By the way, here’s a salute to the Tuskegee Airmen. They deserve our best — which is probably the whole point of the arguments about the movie. The box-office argument too.
THIS MEANS WAR (Also Blu-ray) Two Stars
U.S.: McG, 2012 (20th Century Fox)
Let me try to do this one in 25 words or less:
McG’s This Means War: Reese Witherspoon torn between CIA super-agents and ex-pals Chris Pine and Tom Hardy. Ultra-slick. Techno-happy. Obnoxious rom-com. Overblown action. Don’t bother.
There. That’s 25 — counting hyphenated words as one-word. Betcha thought I couldn’t do it.

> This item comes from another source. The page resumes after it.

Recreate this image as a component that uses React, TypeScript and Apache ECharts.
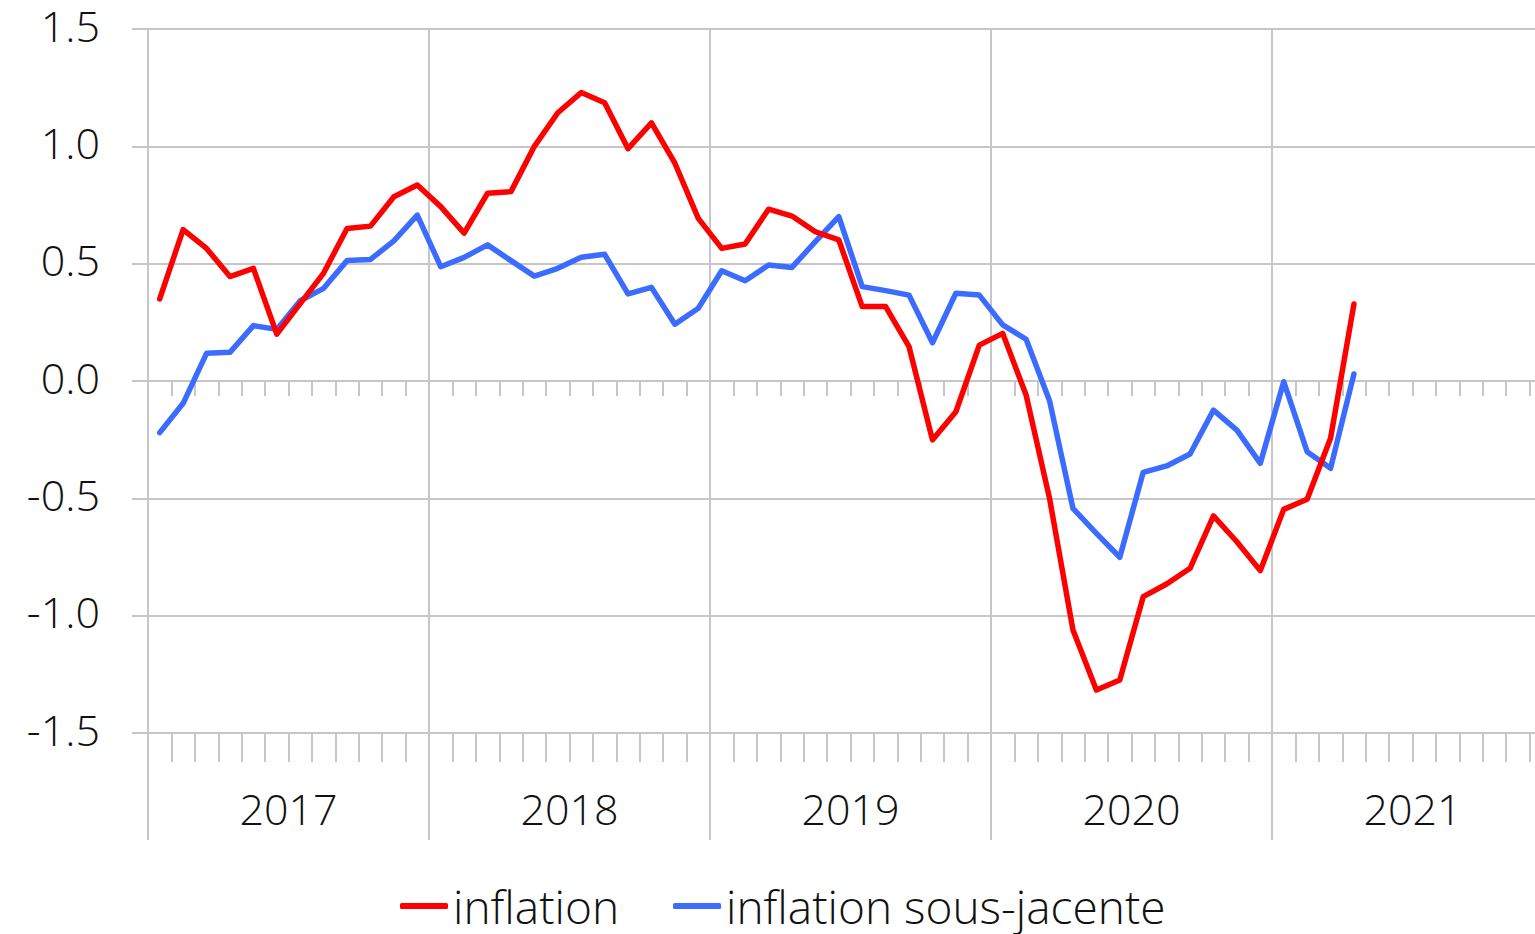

Extras: Commentary by McG; Three alternate endings with commentary by McG; Deleted scenes with commentary by McG; Gag reel; Trailer (with no commentary by McG).
mmm
PONY EXPRESS Two and a Half Stars
U.S.: Jerry Hopper, 1953 (Olive)
Charlton Heston plays Buffalo Bill, Forrest Tucker is Wild Bill Hickcock, and Rhonda Fleming and Jan Sterling are the womenfolk — the sophisticated belle and the faithful cowgal — in this fanciful account of how the Pony Express stretched from St. Joe to Sacramento, with the help of the two Bills, and despite all kinds of gunplay and chicanery. This is the same kind of historical mish-mash Cecil B. DeMille made in his ’30s westerns, Union Pacific and The Plainsman, the latter of which also matched Buffalo Bill and Hickcock, and brought in Custer, Lincoln and Calamity Jane as well. But Pony Express, while just as absurd, lacks the DeMille shows’ style and pizzazz.
It’s not very good either, though western buffs will find Pony Express interesting, and it’s actually better than lots of the stuff I see new in the theatres. Western specialist Charles Marquis Warren wrote the screenplay, and this was in his heyday, when he was not only writing movies, but doing one of TV’s most popular shows (it eventually dethroned “I Love Lucy”), “Gunsmoke.” “Gunsmoke” was kind of the “Seinfeld” of Westerns, a talky show with four recurring gabbers who had lots of personality, sitting around, often doing nothing but confabbing with each other, and Marquis Warren has to have set the tone for that. Here, there’s a lot of talk too and Heston plays one of his arrogant dude roles, which are always fun to watch. It’s also interesting to see Jan Serling’s self-sacrificing honey here, only two years after she was a memorable scheming bitch in Billy Wilder’s Ace in the Hole. The director is journeyman Jerry Hopper (The Private War of Major Benson), who at least doesn’t annoy you.